Jannik, lezione di vita: "Vorrei che tutti avessero dei genitori come i miei. Mi hanno lasciato libero"
L’altoatesino dedica il trionfo alla famiglia: "Io, cresciuto senza pressioni". Da Agassi a Capriati, quei padri-padroni che costringevano i figli a giocare.
Roma, 29 gennaio 2024 – Oggi è facile, tutti vorrebbero un figlio come Jannik Sinner. Non perché ha vinto, non perché è su tutti i giornali e le tv, non perché è l’uomo più nominato del giorno, forse in tutto il mondo.
No, è un altro il motivo del legittimo orgoglio per mamma Siglinde, che ieri al telefono ha risposto come fa sempre dal B&B di famiglia a Sesto Val Pusteria ("no, no, non diciamo niente", gentile ma ferma), e papà Hanspeter che fa il cuoco per il team e segue il gruppo in giro per il mondo.

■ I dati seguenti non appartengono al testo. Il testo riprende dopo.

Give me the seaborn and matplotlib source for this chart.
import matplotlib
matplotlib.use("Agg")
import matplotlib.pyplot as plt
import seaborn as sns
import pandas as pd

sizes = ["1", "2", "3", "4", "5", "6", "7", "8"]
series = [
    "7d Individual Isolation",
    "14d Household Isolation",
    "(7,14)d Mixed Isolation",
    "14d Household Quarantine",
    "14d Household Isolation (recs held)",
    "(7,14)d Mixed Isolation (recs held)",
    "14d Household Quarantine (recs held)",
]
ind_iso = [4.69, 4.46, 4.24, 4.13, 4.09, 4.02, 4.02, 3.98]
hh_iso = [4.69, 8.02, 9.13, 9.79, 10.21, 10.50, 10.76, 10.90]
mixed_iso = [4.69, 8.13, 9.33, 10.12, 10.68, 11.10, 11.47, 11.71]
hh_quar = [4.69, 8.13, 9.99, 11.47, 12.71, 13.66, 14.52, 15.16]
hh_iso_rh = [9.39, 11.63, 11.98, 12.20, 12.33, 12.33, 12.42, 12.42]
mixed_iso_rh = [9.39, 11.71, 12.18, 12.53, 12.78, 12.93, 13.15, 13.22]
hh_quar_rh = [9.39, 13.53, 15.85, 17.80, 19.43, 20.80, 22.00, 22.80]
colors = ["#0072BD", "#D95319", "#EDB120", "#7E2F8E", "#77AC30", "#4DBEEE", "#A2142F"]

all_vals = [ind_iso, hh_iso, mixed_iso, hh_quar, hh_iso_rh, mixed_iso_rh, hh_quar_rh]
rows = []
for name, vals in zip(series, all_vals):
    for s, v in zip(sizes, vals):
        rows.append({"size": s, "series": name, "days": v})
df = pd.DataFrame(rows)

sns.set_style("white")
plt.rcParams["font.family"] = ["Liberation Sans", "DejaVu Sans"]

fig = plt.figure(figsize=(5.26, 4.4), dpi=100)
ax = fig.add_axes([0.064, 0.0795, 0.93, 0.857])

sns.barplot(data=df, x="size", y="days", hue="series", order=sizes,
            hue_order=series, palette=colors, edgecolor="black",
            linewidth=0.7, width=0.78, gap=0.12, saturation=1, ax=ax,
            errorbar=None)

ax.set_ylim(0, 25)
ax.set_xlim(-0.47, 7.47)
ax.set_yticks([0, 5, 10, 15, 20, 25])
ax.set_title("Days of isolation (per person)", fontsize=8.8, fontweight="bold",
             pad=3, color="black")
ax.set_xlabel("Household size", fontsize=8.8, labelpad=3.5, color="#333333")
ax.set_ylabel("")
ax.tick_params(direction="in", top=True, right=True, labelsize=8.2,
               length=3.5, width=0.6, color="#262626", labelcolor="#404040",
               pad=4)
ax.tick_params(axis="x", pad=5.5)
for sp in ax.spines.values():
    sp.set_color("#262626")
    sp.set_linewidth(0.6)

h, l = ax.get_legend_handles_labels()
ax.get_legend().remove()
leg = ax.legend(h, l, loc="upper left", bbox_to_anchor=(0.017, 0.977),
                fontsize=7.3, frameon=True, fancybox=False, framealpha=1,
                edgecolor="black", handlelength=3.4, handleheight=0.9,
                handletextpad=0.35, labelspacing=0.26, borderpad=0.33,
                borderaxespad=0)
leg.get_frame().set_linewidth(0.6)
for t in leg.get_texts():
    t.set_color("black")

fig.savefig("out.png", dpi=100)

È in quella dedica che Jannik ha saputo tirare fuori dalla tasca del cuore nel momento in cui qualsiasi altro ventiduenne al suo posto avrebbe forse perso il controllo per la gioia: "Ringrazio tutte le persone che stanno seguendo da casa, soprattutto la mia famiglia. Vorrei che tutti avessero dei genitori come i miei, mi hanno permesso sempre di scegliere, non mi hanno mai messo sotto pressione e auguro a tutti i bambini di avere la libertà che ho avuto io".
Chi è genitore, ovviamente prima è stato figlio e conosce benissimo quanto sia difficile a volte comunicare, per quanto ci si sforzi. Anche nelle migliori famiglie, come si diceva una volta. Jannik non è il primo che dedica un trionfo ai suoi cari, ma è il concetto della libertà di scelta a fare tutta la differenza rispetto alle carrambate a cui siamo abituati.
A maggior ragione perché lo dice in un cortile come quello del tennis professionistico che storicamente non è proprio un modello di libertà. In passato, dal più famoso Agassi a Jennifer Capriati, da Murray a Tsitsipas alla nostra Camila Giorgi, insieme con le vittorie sono finiti in vetrina rapporti spesso complicati tra genitori e figli. Per dirla tutta, si sprecano i casi di adolescenti sui quali viene caricata la responsabilità di riscattare le frustrazioni di padri o madri. E a volte sono dovuti intervenire addirittura giudici e poliziotti, per dire.
A casa Sinner evidentemente le cose hanno funzionato meglio, e non è solo l’amor filiale a spingere le dichiarazioni del nuovo fenomeno dello sport mondiale. In quelle parole apparentemente ordinarie in realtà si nasconde la gratitudine di chi ha avuto la possibilità di scegliersi una strada, soprattutto quando all’orizzonte c’era un bivio: quello tra lo sci, sport nel quale Jannik eccelleva, e il tennis, che l’avrebbe portato lontano da casa per inseguire il sogno di una grandezza tutt’altro che scontata, a 14 anni.
Nella dedica dal tetto del mondo si mescolano riconoscenza e un po’ di nostalgia: "Non li vedo così spesso, purtroppo, ma quando li vedo è sempre un bel momento. Sono andato via di casa quando avevo 14 anni. Quindi ho dovuto crescere abbastanza in fretta, cercando di cucinare per me stesso, cercando di fare il bucato. Forse è stato il modo più veloce per crescere. Per me è dura, ma anche per i genitori lasciare il figlio a 14 anni, non è facile. Mi hanno sempre dato, non mi hanno mai messo pressione, forse è la chiave per cui sono qui oggi. Sono i genitori perfetti. Ovviamente conosco solo loro, ma sono fantastici".
Ecco, diciamo che se fossimo al posto di Hanspetter e Siglinde, ci sentiremmo di avere vinto il Grande Slam della vita.